═══ Supplied material

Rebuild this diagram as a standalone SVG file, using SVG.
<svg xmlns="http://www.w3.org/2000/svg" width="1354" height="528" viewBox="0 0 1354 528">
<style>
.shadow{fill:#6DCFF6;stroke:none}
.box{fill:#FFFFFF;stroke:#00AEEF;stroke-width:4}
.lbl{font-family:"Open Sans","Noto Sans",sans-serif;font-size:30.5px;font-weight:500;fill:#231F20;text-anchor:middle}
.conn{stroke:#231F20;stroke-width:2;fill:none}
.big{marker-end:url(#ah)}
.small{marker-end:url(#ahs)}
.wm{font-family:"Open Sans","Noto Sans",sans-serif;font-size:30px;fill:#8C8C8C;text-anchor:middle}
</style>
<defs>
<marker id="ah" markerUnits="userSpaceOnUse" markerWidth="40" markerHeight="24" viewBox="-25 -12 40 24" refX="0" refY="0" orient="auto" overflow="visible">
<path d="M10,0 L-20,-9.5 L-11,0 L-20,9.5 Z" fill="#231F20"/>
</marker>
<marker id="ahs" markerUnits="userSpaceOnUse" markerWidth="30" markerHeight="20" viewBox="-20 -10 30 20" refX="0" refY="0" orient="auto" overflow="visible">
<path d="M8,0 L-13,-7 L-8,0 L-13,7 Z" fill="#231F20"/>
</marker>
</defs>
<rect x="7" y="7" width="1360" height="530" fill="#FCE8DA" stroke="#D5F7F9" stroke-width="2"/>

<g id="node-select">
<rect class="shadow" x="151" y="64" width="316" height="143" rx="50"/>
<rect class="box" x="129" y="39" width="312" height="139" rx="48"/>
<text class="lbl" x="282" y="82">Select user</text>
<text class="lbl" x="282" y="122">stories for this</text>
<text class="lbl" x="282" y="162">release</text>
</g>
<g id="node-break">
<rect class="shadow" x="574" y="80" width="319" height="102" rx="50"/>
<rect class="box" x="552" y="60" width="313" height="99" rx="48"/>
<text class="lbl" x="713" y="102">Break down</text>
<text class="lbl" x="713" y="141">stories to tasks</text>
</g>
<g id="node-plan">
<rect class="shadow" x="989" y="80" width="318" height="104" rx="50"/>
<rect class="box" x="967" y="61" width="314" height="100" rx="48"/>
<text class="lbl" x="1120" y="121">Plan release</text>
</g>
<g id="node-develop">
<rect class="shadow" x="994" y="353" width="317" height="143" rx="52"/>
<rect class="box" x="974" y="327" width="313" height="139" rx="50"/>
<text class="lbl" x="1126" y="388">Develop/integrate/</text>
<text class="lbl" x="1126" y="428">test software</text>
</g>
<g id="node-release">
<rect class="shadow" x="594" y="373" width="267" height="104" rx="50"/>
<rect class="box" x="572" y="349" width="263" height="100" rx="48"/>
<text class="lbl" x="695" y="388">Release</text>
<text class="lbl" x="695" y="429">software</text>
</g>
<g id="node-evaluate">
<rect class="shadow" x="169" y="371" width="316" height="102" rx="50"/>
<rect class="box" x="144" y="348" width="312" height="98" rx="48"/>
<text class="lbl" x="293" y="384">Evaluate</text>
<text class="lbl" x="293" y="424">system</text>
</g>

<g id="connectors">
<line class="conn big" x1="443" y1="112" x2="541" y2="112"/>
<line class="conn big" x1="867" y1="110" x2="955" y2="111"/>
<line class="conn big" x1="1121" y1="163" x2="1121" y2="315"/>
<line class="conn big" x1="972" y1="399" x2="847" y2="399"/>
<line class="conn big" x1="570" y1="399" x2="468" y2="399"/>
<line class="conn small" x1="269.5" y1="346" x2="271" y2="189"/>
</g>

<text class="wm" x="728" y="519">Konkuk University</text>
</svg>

══════

| What is expected |
Output the listing above without altering a single character.

| Solved exercise |
Rebuild this diagram as a standalone SVG file, using SVG.
<svg xmlns="http://www.w3.org/2000/svg" width="1354" height="528" viewBox="0 0 1354 528">
<style>
.shadow{fill:#6DCFF6;stroke:none}
.box{fill:#FFFFFF;stroke:#00AEEF;stroke-width:4}
.lbl{font-family:"Open Sans","Noto Sans",sans-serif;font-size:30.5px;font-weight:500;fill:#231F20;text-anchor:middle}
.conn{stroke:#231F20;stroke-width:2;fill:none}
.big{marker-end:url(#ah)}
.small{marker-end:url(#ahs)}
.wm{font-family:"Open Sans","Noto Sans",sans-serif;font-size:30px;fill:#8C8C8C;text-anchor:middle}
</style>
<defs>
<marker id="ah" markerUnits="userSpaceOnUse" markerWidth="40" markerHeight="24" viewBox="-25 -12 40 24" refX="0" refY="0" orient="auto" overflow="visible">
<path d="M10,0 L-20,-9.5 L-11,0 L-20,9.5 Z" fill="#231F20"/>
</marker>
<marker id="ahs" markerUnits="userSpaceOnUse" markerWidth="30" markerHeight="20" viewBox="-20 -10 30 20" refX="0" refY="0" orient="auto" overflow="visible">
<path d="M8,0 L-13,-7 L-8,0 L-13,7 Z" fill="#231F20"/>
</marker>
</defs>
<rect x="7" y="7" width="1360" height="530" fill="#FCE8DA" stroke="#D5F7F9" stroke-width="2"/>

<g id="node-select">
<rect class="shadow" x="151" y="64" width="316" height="143" rx="50"/>
<rect class="box" x="129" y="39" width="312" height="139" rx="48"/>
<text class="lbl" x="282" y="82">Select user</text>
<text class="lbl" x="282" y="122">stories for this</text>
<text class="lbl" x="282" y="162">release</text>
</g>
<g id="node-break">
<rect class="shadow" x="574" y="80" width="319" height="102" rx="50"/>
<rect class="box" x="552" y="60" width="313" height="99" rx="48"/>
<text class="lbl" x="713" y="102">Break down</text>
<text class="lbl" x="713" y="141">stories to tasks</text>
</g>
<g id="node-plan">
<rect class="shadow" x="989" y="80" width="318" height="104" rx="50"/>
<rect class="box" x="967" y="61" width="314" height="100" rx="48"/>
<text class="lbl" x="1120" y="121">Plan release</text>
</g>
<g id="node-develop">
<rect class="shadow" x="994" y="353" width="317" height="143" rx="52"/>
<rect class="box" x="974" y="327" width="313" height="139" rx="50"/>
<text class="lbl" x="1126" y="388">Develop/integrate/</text>
<text class="lbl" x="1126" y="428">test software</text>
</g>
<g id="node-release">
<rect class="shadow" x="594" y="373" width="267" height="104" rx="50"/>
<rect class="box" x="572" y="349" width="263" height="100" rx="48"/>
<text class="lbl" x="695" y="388">Release</text>
<text class="lbl" x="695" y="429">software</text>
</g>
<g id="node-evaluate">
<rect class="shadow" x="169" y="371" width="316" height="102" rx="50"/>
<rect class="box" x="144" y="348" width="312" height="98" rx="48"/>
<text class="lbl" x="293" y="384">Evaluate</text>
<text class="lbl" x="293" y="424">system</text>
</g>

<g id="connectors">
<line class="conn big" x1="443" y1="112" x2="541" y2="112"/>
<line class="conn big" x1="867" y1="110" x2="955" y2="111"/>
<line class="conn big" x1="1121" y1="163" x2="1121" y2="315"/>
<line class="conn big" x1="972" y1="399" x2="847" y2="399"/>
<line class="conn big" x1="570" y1="399" x2="468" y2="399"/>
<line class="conn small" x1="269.5" y1="346" x2="271" y2="189"/>
</g>

<text class="wm" x="728" y="519">Konkuk University</text>
</svg>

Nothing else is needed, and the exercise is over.